▸ **THE TASK**: Gather the lines that hold the string "this".

▸ **TASK INPUT**:

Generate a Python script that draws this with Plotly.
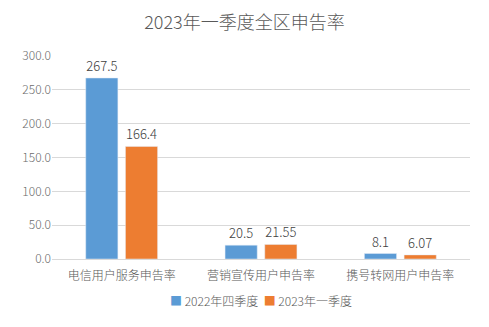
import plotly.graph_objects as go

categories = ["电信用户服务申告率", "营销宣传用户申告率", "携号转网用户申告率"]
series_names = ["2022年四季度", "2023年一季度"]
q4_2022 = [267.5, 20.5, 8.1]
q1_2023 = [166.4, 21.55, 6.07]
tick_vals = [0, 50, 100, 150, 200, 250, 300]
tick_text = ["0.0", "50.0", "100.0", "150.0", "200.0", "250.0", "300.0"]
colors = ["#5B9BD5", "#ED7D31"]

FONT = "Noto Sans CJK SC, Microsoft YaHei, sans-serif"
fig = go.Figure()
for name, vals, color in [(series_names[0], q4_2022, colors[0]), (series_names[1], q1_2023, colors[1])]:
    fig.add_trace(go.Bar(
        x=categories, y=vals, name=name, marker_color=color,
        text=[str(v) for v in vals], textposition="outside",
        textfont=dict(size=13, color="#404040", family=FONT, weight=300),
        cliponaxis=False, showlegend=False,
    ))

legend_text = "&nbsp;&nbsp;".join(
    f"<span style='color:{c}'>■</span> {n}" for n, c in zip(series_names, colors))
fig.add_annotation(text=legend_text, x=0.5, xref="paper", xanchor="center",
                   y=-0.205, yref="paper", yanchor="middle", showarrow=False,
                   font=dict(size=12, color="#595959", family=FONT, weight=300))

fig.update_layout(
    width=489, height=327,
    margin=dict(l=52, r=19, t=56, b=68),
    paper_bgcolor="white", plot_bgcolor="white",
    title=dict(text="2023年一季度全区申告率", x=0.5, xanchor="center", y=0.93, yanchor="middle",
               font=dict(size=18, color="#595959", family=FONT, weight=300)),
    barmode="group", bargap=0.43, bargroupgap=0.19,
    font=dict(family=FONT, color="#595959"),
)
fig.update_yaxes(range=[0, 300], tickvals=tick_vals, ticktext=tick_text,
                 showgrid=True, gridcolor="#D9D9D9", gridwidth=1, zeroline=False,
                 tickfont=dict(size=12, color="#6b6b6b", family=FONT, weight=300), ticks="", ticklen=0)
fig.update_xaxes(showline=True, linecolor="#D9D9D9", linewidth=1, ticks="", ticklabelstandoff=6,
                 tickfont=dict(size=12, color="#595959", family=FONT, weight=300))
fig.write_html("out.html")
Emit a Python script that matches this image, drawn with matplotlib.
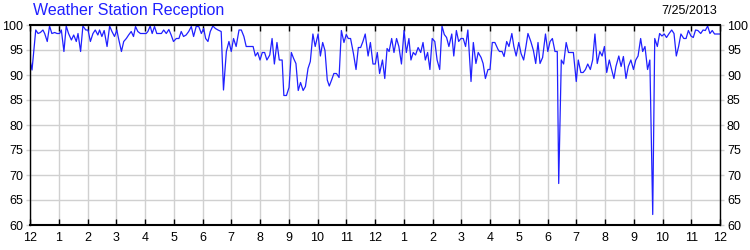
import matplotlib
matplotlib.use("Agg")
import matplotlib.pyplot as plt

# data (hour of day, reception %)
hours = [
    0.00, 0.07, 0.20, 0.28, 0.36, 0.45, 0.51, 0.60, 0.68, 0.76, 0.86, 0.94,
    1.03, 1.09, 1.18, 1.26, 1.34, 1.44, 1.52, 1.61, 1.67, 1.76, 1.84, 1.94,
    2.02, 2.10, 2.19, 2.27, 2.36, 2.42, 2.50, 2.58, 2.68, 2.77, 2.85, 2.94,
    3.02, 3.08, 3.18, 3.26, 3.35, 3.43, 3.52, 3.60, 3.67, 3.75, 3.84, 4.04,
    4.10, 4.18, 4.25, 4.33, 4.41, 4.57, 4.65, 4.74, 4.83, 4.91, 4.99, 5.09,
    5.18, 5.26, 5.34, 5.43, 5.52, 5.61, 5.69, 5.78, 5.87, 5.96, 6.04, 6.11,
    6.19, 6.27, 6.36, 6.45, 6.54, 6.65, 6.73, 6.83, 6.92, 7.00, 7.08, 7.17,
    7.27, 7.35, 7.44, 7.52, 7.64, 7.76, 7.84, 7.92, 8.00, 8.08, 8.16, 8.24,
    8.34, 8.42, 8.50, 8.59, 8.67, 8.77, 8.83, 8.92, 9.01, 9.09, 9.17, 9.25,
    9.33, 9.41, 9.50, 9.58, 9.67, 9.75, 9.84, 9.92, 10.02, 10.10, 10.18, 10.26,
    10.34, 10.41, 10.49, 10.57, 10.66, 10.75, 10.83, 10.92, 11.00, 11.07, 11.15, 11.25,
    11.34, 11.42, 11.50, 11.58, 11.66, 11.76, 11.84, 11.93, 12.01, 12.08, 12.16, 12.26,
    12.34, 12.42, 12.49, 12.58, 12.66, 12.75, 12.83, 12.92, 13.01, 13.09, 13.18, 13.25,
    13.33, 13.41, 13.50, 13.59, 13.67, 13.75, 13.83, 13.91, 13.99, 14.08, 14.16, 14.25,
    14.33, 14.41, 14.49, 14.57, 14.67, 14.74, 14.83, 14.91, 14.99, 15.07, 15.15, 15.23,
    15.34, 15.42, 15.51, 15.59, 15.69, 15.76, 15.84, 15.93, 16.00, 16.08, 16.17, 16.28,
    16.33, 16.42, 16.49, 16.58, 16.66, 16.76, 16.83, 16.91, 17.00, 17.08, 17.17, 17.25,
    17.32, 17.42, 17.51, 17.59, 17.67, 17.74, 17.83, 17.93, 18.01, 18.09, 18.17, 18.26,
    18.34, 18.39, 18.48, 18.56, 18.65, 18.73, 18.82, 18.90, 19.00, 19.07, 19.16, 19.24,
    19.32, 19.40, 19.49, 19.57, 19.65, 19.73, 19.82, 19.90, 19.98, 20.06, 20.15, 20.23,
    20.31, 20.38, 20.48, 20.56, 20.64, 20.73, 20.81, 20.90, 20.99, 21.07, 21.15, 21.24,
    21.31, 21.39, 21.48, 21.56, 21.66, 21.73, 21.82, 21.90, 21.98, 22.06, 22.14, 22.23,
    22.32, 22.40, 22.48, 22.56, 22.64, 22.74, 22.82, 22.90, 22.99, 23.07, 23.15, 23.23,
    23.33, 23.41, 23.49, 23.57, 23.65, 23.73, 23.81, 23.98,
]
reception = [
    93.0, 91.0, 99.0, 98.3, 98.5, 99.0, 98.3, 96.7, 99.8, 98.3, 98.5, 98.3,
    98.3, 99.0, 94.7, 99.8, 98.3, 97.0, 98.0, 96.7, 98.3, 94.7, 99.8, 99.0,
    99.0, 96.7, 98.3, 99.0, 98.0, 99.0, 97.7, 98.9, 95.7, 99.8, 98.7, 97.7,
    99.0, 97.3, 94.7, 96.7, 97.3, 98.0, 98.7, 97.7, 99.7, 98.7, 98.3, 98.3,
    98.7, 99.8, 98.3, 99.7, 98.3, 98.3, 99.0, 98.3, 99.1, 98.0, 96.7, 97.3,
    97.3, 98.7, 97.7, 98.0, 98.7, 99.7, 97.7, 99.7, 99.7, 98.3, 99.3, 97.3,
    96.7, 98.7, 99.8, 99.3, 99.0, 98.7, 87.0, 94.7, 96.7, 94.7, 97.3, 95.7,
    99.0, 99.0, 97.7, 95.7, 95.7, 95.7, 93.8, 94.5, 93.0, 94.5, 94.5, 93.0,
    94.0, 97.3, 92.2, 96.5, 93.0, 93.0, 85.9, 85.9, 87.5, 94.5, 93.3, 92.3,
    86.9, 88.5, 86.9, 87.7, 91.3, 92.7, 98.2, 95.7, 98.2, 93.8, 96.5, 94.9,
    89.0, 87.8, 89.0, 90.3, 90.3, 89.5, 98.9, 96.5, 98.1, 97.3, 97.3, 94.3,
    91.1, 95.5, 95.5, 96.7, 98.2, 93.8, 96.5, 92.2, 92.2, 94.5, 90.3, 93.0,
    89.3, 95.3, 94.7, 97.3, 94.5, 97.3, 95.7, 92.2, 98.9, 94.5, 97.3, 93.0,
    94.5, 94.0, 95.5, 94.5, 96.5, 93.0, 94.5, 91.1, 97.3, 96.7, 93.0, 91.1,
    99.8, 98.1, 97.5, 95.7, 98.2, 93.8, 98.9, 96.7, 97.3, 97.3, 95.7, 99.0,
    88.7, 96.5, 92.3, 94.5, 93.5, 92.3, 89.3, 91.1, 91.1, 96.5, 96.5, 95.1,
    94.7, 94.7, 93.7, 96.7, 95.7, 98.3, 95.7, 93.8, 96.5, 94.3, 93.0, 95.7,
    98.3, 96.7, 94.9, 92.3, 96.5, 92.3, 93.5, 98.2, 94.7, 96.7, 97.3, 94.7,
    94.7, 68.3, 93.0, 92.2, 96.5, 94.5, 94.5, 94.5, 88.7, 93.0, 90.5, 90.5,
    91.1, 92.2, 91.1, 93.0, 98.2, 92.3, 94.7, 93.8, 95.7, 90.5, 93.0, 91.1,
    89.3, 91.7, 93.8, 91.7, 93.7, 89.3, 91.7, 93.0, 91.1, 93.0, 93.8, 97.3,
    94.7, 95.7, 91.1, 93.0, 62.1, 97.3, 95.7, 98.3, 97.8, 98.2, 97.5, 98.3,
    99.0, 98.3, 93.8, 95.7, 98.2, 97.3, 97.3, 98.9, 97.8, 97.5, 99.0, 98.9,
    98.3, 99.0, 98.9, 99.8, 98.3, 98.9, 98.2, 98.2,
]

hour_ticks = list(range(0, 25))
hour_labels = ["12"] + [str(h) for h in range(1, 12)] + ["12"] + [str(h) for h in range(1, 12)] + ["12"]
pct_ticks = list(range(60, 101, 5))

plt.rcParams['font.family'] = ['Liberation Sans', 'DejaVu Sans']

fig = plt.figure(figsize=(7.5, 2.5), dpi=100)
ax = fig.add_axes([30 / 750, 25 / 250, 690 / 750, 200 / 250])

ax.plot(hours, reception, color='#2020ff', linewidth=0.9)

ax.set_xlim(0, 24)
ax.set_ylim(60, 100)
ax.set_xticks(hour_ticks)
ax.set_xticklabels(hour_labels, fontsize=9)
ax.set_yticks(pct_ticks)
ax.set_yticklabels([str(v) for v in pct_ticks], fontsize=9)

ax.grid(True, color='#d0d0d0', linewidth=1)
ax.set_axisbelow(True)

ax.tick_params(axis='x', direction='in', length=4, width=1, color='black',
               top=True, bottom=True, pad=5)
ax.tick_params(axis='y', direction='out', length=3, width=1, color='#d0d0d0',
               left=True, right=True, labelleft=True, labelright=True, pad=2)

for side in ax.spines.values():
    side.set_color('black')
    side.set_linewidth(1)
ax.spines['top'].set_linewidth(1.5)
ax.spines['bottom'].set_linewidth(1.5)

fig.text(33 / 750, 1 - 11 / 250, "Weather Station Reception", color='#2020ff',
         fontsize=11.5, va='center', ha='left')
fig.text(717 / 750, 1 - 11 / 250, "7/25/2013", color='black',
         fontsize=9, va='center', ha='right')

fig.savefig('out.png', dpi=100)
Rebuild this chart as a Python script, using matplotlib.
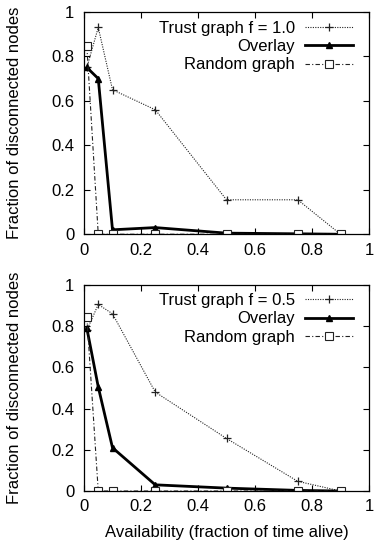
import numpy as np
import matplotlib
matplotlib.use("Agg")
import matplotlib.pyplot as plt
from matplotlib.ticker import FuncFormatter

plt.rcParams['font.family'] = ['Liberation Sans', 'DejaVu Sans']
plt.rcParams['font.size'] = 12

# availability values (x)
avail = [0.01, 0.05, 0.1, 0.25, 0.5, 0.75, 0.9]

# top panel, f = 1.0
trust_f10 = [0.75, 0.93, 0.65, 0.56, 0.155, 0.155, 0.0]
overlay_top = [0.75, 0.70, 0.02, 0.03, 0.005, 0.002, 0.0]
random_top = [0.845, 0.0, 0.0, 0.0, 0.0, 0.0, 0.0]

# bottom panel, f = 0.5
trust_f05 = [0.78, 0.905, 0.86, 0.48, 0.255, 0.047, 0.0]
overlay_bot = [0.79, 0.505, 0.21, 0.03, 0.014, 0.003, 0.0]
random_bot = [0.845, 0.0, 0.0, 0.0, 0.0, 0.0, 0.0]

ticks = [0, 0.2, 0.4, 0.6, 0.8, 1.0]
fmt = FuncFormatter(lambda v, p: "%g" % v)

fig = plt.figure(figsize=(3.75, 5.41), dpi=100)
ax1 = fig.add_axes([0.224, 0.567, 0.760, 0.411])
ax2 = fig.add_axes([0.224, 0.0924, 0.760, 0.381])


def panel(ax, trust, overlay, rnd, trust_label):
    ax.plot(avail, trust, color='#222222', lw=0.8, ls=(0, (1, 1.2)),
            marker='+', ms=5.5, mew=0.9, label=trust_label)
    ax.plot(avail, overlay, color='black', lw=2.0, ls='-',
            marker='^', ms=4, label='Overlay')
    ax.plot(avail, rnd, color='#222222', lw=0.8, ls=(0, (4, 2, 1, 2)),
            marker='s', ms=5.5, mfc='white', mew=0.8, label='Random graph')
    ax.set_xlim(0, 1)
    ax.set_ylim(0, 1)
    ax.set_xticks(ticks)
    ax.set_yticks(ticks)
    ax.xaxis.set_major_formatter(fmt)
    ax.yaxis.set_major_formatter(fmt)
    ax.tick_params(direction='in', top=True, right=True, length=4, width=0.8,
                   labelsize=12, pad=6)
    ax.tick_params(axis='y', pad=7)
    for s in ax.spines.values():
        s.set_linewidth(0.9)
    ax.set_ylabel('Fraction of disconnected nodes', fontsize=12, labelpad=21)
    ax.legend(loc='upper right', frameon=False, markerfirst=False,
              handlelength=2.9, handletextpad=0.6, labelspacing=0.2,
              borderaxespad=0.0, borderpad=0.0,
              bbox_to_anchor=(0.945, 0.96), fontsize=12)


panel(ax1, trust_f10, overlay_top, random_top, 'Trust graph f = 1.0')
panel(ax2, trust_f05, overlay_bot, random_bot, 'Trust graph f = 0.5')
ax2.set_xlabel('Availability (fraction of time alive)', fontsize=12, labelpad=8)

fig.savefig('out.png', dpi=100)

▸ **SOLVED PROBLEM**:
Generate a Python script that draws this with Plotly.
Emit a Python script that matches this image, drawn with matplotlib.
Rebuild this chart as a Python script, using matplotlib.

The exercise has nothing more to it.